PROBLEM TO WORK ON
Up to and including the line with "const data = seconds.map((s, i)", write out the listing from its first line, minus the pictures.

Rows from a dataset of charts and code:
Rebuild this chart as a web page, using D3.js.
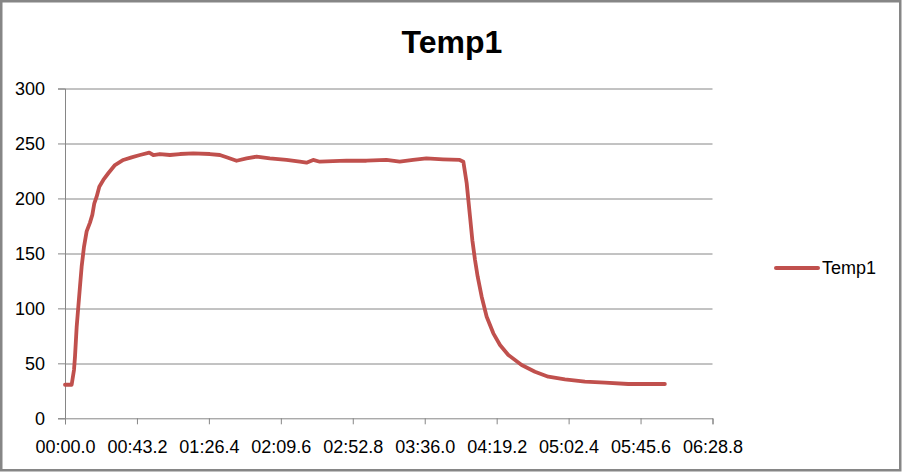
<!DOCTYPE html>
<html>
<head>
<meta charset="utf-8">
<script src="https://cdn.jsdelivr.net/npm/d3@7"></script>
<style>
  body { margin: 0; background: #fff; }
  svg { display: block; font-family: "Liberation Sans", Arial, sans-serif; }
  .tick text { font-size: 18px; fill: #000; }
</style>
</head>
<body>
<svg width="902" height="472"></svg>
<script>
// elapsed time (seconds) and temperature readings
const seconds = [0, 4, 5.4, 6, 7, 8, 9, 10, 11.4, 13, 15, 16.4, 17.6, 19, 20.6, 23, 26, 30, 35, 40, 45,
  50.6, 53, 57, 63, 69, 77, 87, 93, 97, 103, 109, 115, 123, 133, 141, 145, 149, 153, 169, 181,
  193, 201, 209, 217, 227, 237, 239.2, 241.2, 242.2, 243.2, 244.6, 246.2, 247.8, 250.2, 253.2,
  257.2, 261.2, 266.2, 274.2, 282.2, 290.2, 300.2, 312.2, 324.2, 338.2, 360.2];
const temp1 = [30.5, 30.5, 44, 56, 83, 101.5, 120, 138, 156, 170, 178, 185, 195.6, 201.6, 210.7,
  216.8, 222.9, 230.4, 235, 237.4, 239.5, 241.6, 239.5, 240.4, 239.5, 240.4, 241, 240.4, 239.5,
  237.4, 234.3, 236.5, 238, 236.5, 235, 233.4, 232.5, 235, 233.4, 234.3, 234.3, 235, 233.4, 235,
  236.5, 235.6, 235, 233.4, 213.8, 198.6, 183.4, 162, 144, 128.8, 110.6, 92.4, 77.3, 66.7, 57.6,
  48.5, 42.4, 37.8, 35.5, 33.3, 32.4, 31.2, 31.2];
const xTicks = [0, 43.2, 86.4, 129.6, 172.8, 216, 259.2, 302.4, 345.6, 388.8];
const yTicks = [0, 50, 100, 150, 200, 250, 300];
const seriesName = "Temp1";

const svg = d3.select("svg");
const margin = { top: 88.5, left: 65, right: 189.5, bottom: 53.7 };
const width = 902 - margin.left - margin.right,
      height = 472 - margin.top - margin.bottom;

const data = seconds.map((s, i) => ({ t: s, v: temp1[i] }));

// frame round the chart
svg.append("rect")
  .attr("x", 1.25).attr("y", 1.25)
  .attr("width", 899).attr("height", 469)
  .attr("fill", "#fff")
  .attr("stroke", "#868686")
  .attr("stroke-width", 2.5);

const chart = svg.append("g")
  .attr("transform", `translate(${margin.left},${margin.top})`);

const x = d3.scaleLinear().domain([0, 388.8]).range([0, width]);
const y = d3.scaleLinear().domain([0, 300]).range([height, 0]);

function fmtTime(s) {
  const m = Math.floor(s / 60 + 1e-9);
  const sec = s - m * 60;
  return String(m).padStart(2, "0") + ":" + (sec < 10 ? "0" : "") + sec.toFixed(1);
}

// gridlines
chart.append("g")
  .selectAll("line")
  .data(yTicks.filter(d => d > 0))
  .enter()
  .append("line")
  .attr("x1", 0).attr("x2", width)
  .attr("y1", d => Math.round(y(d)) + 0.5)
  .attr("y2", d => Math.round(y(d)) + 0.5)
  .attr("stroke", "#868686");

const yAxis = chart.append("g")
  .call(d3.axisLeft(y).tickValues(yTicks).tickSize(7).tickPadding(13));
yAxis.select(".domain").attr("stroke", "#868686");
yAxis.selectAll(".tick line").attr("stroke", "#868686");

const xAxis = chart.append("g")
  .attr("transform", `translate(0,${height})`)
  .call(d3.axisBottom(x).tickValues(xTicks).tickFormat(fmtTime).tickSize(6).tickPadding(16));
xAxis.select(".domain").attr("stroke", "#868686");
xAxis.selectAll(".tick line").attr("stroke", "#868686");

chart.append("path")
  .datum(data)
  .attr("fill", "none")
  .attr("stroke", "#C0504D")
  .attr("stroke-width", 3.8)
  .attr("stroke-linejoin", "round")
  .attr("stroke-linecap", "round")
  .attr("d", d3.line().x(d => x(d.t)).y(d => y(d.v)));

// title
svg.append("text")
  .attr("x", 452).attr("y", 53)
  .attr("text-anchor", "middle")
  .attr("font-size", 32)
  .attr("font-weight", "bold")
  .text(seriesName);

// legend
const legend = svg.append("g").attr("transform", "translate(776,268)");
legend.append("line")
  .attr("x1", 0).attr("x2", 42)
  .attr("stroke", "#C0504D")
  .attr("stroke-width", 4)
  .attr("stroke-linecap", "round");
legend.append("text")
  .attr("x", 46).attr("y", 6)
  .attr("font-size", 18)
  .text(seriesName);
</script>
</body>
</html>
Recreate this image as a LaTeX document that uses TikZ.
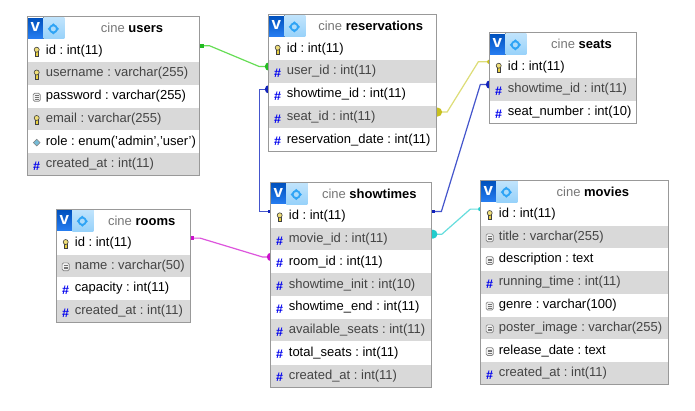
\documentclass[tikz,border=0pt]{standalone}
\usepackage{fontspec}
\setmainfont{Liberation Sans}
\frenchspacing
\usetikzlibrary{calc,backgrounds}
\definecolor{rowgray}{HTML}{D9D9D9}
\definecolor{bordergray}{HTML}{999999}
\definecolor{shadedtext}{HTML}{444444}
\definecolor{titlegray}{HTML}{777777}
\definecolor{hashblue}{HTML}{0000EE}
\definecolor{logoblue}{HTML}{0066EE}
\definecolor{gearblue}{HTML}{2FA4F5}
\definecolor{keyyellow}{HTML}{E8D040}
\definecolor{greenL}{HTML}{66DD55}\definecolor{greenD}{HTML}{22BB22}
\definecolor{blueL}{HTML}{4455CC}\definecolor{blueD}{HTML}{1122BB}
\definecolor{yellowL}{HTML}{DDDD77}\definecolor{yellowD}{HTML}{C8C020}
\definecolor{magentaL}{HTML}{DD55DD}\definecolor{magentaD}{HTML}{CC11CC}
\definecolor{cyanL}{HTML}{66DDDD}\definecolor{cyanD}{HTML}{22CCCC}
\tikzset{
  rowbase/.style={rectangle,inner sep=0pt,minimum height=22.35pt,anchor=north west,font=\fontsize{13}{15}\selectfont},
  rowwhite/.style={rowbase,fill=white,text=black},
  rowshade/.style={rowbase,fill=rowgray,text=shadedtext},
  headbox/.style={rowbase,fill=white,anchor=north west},
  tableborder/.style={draw=bordergray,line width=0.9pt},
  hashmark/.style={inner sep=0pt,text=hashblue,font=\fontsize{12.5}{13}\selectfont\bfseries},
  reflink/.style={line width=1.2pt},
}
\newcount\rowno
\newcommand\dbw{0}
\newcommand\dbprev{}
\newcommand\dbname{}
\newcommand\dbhead[5]{% name,x,y,width,title
  \gdef\dbname{#1}\gdef\dbw{#4}\global\rowno=0
  \node[headbox,minimum width=#4pt] (#1-head) at (#2,#3)
    {\makebox[#4pt][l]{\makebox[37pt]{}\makebox[\dimexpr#4pt-37pt\relax]{\textcolor{titlegray}{cine} \textbf{#5}}}};
  \gdef\dbprev{#1-head}
  \fill[top color=logoblue!80!black,bottom color=logoblue!85!white] ($(#1-head.north west)+(0.5,1.4)$) rectangle ($(#1-head.north west)+(16,21.6)$);
  \node[inner sep=0pt,text=white,font=\fontsize{17}{17}\selectfont\bfseries] at ($(#1-head.north west)+(8,10.8)$) {v};
  \fill[top color=white!70!gearblue,bottom color=gearblue!50!white] ($(#1-head.north west)+(16,0.6)$) rectangle ($(#1-head.north west)+(37,22.2)$);
  \fill[gearblue] ($(#1-head.north west)+(26,6.6)$) -- ($(#1-head.north west)+(31.6,12.2)$) -- ($(#1-head.north west)+(26,17.8)$) -- ($(#1-head.north west)+(20.4,12.2)$) -- cycle;
  \draw[gearblue,fill=white!60!gearblue,line width=1.7pt] ($(#1-head.north west)+(26,12.2)$) circle (3.6pt);
}
\newcommand\dbrow[3]{% key,icon,text
  \global\advance\rowno by 1
  \ifodd\rowno\def\rowstyle{rowwhite}\else\def\rowstyle{rowshade}\fi
  \node[\rowstyle,minimum width=\dbw pt] (\dbname-#1) at (\dbprev.south west)
    {\makebox[\dbw pt][l]{\hspace{18.4pt}\raisebox{-0.9pt}{#3}}};
  \coordinate (ic) at ($(\dbname-#1.west)+(9.4,0.8)$);
  \csname icon#2\endcsname
  \xdef\dbprev{\dbname-#1}
}
\newcommand\dbclose{\draw[tableborder] (\dbname-head.north west) rectangle (\dbprev.south east);}
\newcommand\iconkey{%
  \draw[black!75,fill=keyyellow,line width=0.5pt] ($(ic)+(-1.6,-1)$) rectangle ($(ic)+(1.6,4.4)$);
  \draw[black!75,fill=keyyellow!70!white,line width=0.6pt] ($(ic)+(0,-1.9)$) circle (2.5pt);
}
\newcommand\iconhash{\node[hashmark] at ($(ic)+(0,1)$) {\#};}
\newcommand\iconblob{%
  \draw[black!50,fill=black!5,rounded corners=1.5pt,line width=0.7pt] ($(ic)+(-3.6,-3.8)$) rectangle ($(ic)+(3.6,4.1)$);
  \draw[black!55,line width=0.5pt] ($(ic)+(-1.9,-1.4)$) -- ($(ic)+(1.9,-1.4)$) ($(ic)+(-1.9,0.3)$) -- ($(ic)+(1.9,0.3)$) ($(ic)+(-1.9,2)$) -- ($(ic)+(1.9,2)$);
}
\newcommand\iconenum{%
  \draw[black!50,fill=cyan!55!white!85!black,line width=0.5pt] ($(ic)+(0,-3.4)$) -- ($(ic)+(3.4,0)$) -- ($(ic)+(0,3.4)$) -- ($(ic)+(-3.4,0)$) -- cycle;
}
\begin{document}
\begin{tikzpicture}[x=1pt,y=-1pt]
\useasboundingbox (0,0) rectangle (695,411);

% users
\dbhead{users}{27.3}{16.7}{172}{users}
\dbrow{id}{key}{id : int(11)}
\dbrow{username}{key}{username : varchar(255)}
\dbrow{password}{blob}{password : varchar(255)}
\dbrow{email}{key}{email : varchar(255)}
\dbrow{role}{enum}{role : enum('admin','user')}
\dbrow{created}{hash}{created\_at : int(11)}
\dbclose

% reservations
\dbhead{res}{268.3}{14.7}{167.4}{reservations}
\dbrow{id}{key}{id : int(11)}
\dbrow{user}{hash}{user\_id : int(11)}
\dbrow{showtime}{hash}{showtime\_id : int(11)}
\dbrow{seat}{hash}{seat\_id : int(11)}
\dbrow{date}{hash}{reservation\_date : int(11)}
\dbclose

% seats
\dbhead{seats}{489.3}{32.7}{147}{seats}
\dbrow{id}{key}{id : int(11)}
\dbrow{showtime}{hash}{showtime\_id : int(11)}
\dbrow{number}{hash}{seat\_number : int(10)}
\dbclose

% rooms
\dbhead{rooms}{56.3}{209}{133.4}{rooms}
\dbrow{id}{key}{id : int(11)}
\dbrow{name}{blob}{name : varchar(50)}
\dbrow{capacity}{hash}{capacity : int(11)}
\dbrow{created}{hash}{created\_at : int(11)}
\dbclose

% showtimes
\dbhead{show}{270.3}{182.3}{160.7}{showtimes}
\dbrow{id}{key}{id : int(11)}
\dbrow{movie}{hash}{movie\_id : int(11)}
\dbrow{room}{hash}{room\_id : int(11)}
\dbrow{init}{hash}{showtime\_init : int(10)}
\dbrow{end}{hash}{showtime\_end : int(11)}
\dbrow{avail}{hash}{available\_seats : int(11)}
\dbrow{total}{hash}{total\_seats : int(11)}
\dbrow{created}{hash}{created\_at : int(11)}
\dbclose

% movies
\dbhead{movies}{480.3}{180}{187.7}{movies}
\dbrow{id}{key}{id : int(11)}
\dbrow{title}{blob}{title : varchar(255)}
\dbrow{desc}{blob}{description : text}
\dbrow{running}{hash}{running\_time : int(11)}
\dbrow{genre}{blob}{genre : varchar(100)}
\dbrow{poster}{blob}{poster\_image : varchar(255)}
\dbrow{release}{blob}{release\_date : text}
\dbrow{created}{hash}{created\_at : int(11)}
\dbclose

% anchors of links, 5 px above the row centre
\foreach \r/\s in {users-id/east,res-user/west,res-showtime/west,res-seat/east,seats-id/west,seats-showtime/west,show-id/west,show-movie/east,show-room/west,rooms-id/east,movies-id/west}
  {\coordinate (p-\r) at ($(\r.\s)+(0,-5)$);}
\coordinate (p-show-idE) at ($(show-id.east)+(0,-5)$);

\begin{pgfonlayer}{background}
  \fill[white] (0,0) rectangle (695,411);
  \draw[reflink,greenL] (p-users-id) -- ++(10,0) -- ($(p-res-user)+(-9,0)$) -- (p-res-user);
  \draw[reflink,blueL] (p-show-id) -- ++(-10.5,0) |- (p-res-showtime);
  \draw[reflink,blueL] (p-show-idE) -- ++(10,0) -- ($(p-seats-showtime)+(-9,0)$) -- (p-seats-showtime);
  \draw[reflink,yellowL] (p-res-seat) -- ++(11,0) -- ($(p-seats-id)+(-11,0)$) -- (p-seats-id);
  \draw[reflink,cyanL] (p-show-movie) -- ++(10.5,0) -- ($(p-movies-id)+(-10,0)$) -- (p-movies-id);
  \draw[reflink,magentaL] (p-rooms-id) -- ++(10,0) -- ($(p-show-room)+(-8,0)$) -- (p-show-room);
  \fill[greenD] ($(p-res-user)+(0.8,0)$) circle (4.3pt);
  \fill[blueD] ($(p-res-showtime)+(0.8,0)$) circle (4.3pt);
  \fill[blueD] ($(p-seats-showtime)+(0.8,0)$) circle (4.3pt);
  \fill[magentaD] ($(p-show-room)+(0.8,0)$) circle (4.3pt);
  \fill[yellowD] ($(p-res-seat)+(1.5,0)$) circle (4.5pt);
  \fill[cyanD] ($(p-show-movie)+(1.5,0)$) circle (4.5pt);
  \fill[yellowD] (p-seats-id) circle (2.2pt);
  \fill[cyanD] (p-movies-id) circle (2.2pt);
\end{pgfonlayer}
% one-ends: small squares
\fill[greenD] ($(p-users-id)+(0.6,-1.8)$) rectangle ($(p-users-id)+(4,1.8)$);
\fill[magentaD] ($(p-rooms-id)+(0.6,-1.8)$) rectangle ($(p-rooms-id)+(4,1.8)$);
\fill[blueD] ($(p-show-idE)+(0.6,-1.8)$) rectangle ($(p-show-idE)+(4,1.8)$);
\fill[blueD] ($(p-show-id)+(-2.5,-1.2)$) rectangle ($(p-show-id)+(-0.4,1.2)$);
\end{tikzpicture}
\end{document}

RESULT OF THIS EXERCISE
Rebuild this chart as a web page, using D3.js.
<!DOCTYPE html>
<html>
<head>
<meta charset="utf-8">
<script src="https://cdn.jsdelivr.net/npm/d3@7"></script>
<style>
  body { margin: 0; background: #fff; }
  svg { display: block; font-family: "Liberation Sans", Arial, sans-serif; }
  .tick text { font-size: 18px; fill: #000; }
</style>
</head>
<body>
<svg width="902" height="472"></svg>
<script>
// elapsed time (seconds) and temperature readings
const seconds = [0, 4, 5.4, 6, 7, 8, 9, 10, 11.4, 13, 15, 16.4, 17.6, 19, 20.6, 23, 26, 30, 35, 40, 45,
  50.6, 53, 57, 63, 69, 77, 87, 93, 97, 103, 109, 115, 123, 133, 141, 145, 149, 153, 169, 181,
  193, 201, 209, 217, 227, 237, 239.2, 241.2, 242.2, 243.2, 244.6, 246.2, 247.8, 250.2, 253.2,
  257.2, 261.2, 266.2, 274.2, 282.2, 290.2, 300.2, 312.2, 324.2, 338.2, 360.2];
const temp1 = [30.5, 30.5, 44, 56, 83, 101.5, 120, 138, 156, 170, 178, 185, 195.6, 201.6, 210.7,
  216.8, 222.9, 230.4, 235, 237.4, 239.5, 241.6, 239.5, 240.4, 239.5, 240.4, 241, 240.4, 239.5,
  237.4, 234.3, 236.5, 238, 236.5, 235, 233.4, 232.5, 235, 233.4, 234.3, 234.3, 235, 233.4, 235,
  236.5, 235.6, 235, 233.4, 213.8, 198.6, 183.4, 162, 144, 128.8, 110.6, 92.4, 77.3, 66.7, 57.6,
  48.5, 42.4, 37.8, 35.5, 33.3, 32.4, 31.2, 31.2];
const xTicks = [0, 43.2, 86.4, 129.6, 172.8, 216, 259.2, 302.4, 345.6, 388.8];
const yTicks = [0, 50, 100, 150, 200, 250, 300];
const seriesName = "Temp1";

const svg = d3.select("svg");
const margin = { top: 88.5, left: 65, right: 189.5, bottom: 53.7 };
const width = 902 - margin.left - margin.right,
      height = 472 - margin.top - margin.bottom;

const data = seconds.map((s, i) => ({ t: s, v: temp1[i] }));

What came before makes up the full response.